Qué lejos está la montaña a donde solía acudir a meditar, qué lejos las frescas aguas del río que no pudieron encausar, donde postrado de rodillas, en su margen, de manera natural, tomaba entre mis manos aquel brebaje limpio y claro que bebía con la mayor tranquilidad; qué lejos el canto armonioso de las aves que solían arrullarme aquellas tardes, cuando me disponía a descansar, después de pasar un día de mucho trabajar.

 Qué lejos están los amigos de ayer, con los que solía planear mis dichosos días, días que hoy, sin ellos, no puedo disfrutar, porque todo cambió, aunque digan que la vida sigue siendo igual.

Qué lejos de la armonía que solía calmar la ansiedad de mis peores días, qué lejos las risas, la música y el canto con el que solíamos amenazar aquellas preciadas tardes, que se quedaron para siempre y no las he podido olvidar, y alimentan la esperanza que algún día puedan regresar.

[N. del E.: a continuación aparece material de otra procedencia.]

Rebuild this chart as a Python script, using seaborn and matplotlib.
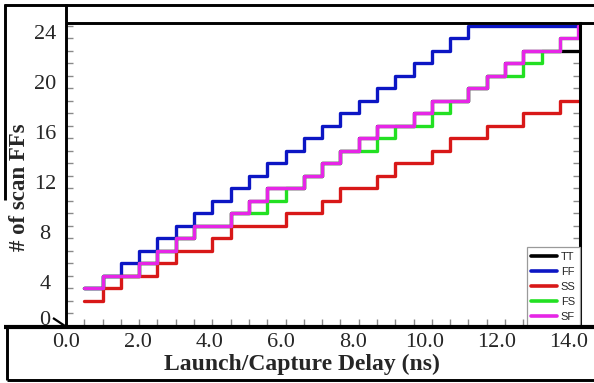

¿Que por qué se fueron? Tal vez porque los años se volvieron meses y los meses se volvieron días, y cada hora se fue extraviando en el aire enrarecido de una historia que dejó de ser personal, para sumarse a las muchas calamidades del entorno nacional.

Qué lejos están las calles de mi barrio parental, donde en el umbral del pórtico familiar, se escuchaban los rechinidos de las mecedoras de hechura artesanal.

Qué lejos están los amados vecinos del ayer, cuando al pasar, solían alegremente saludar, por la mañana temprano, al mediodía y por las noches, cuando todos nos disponíamos a reposar.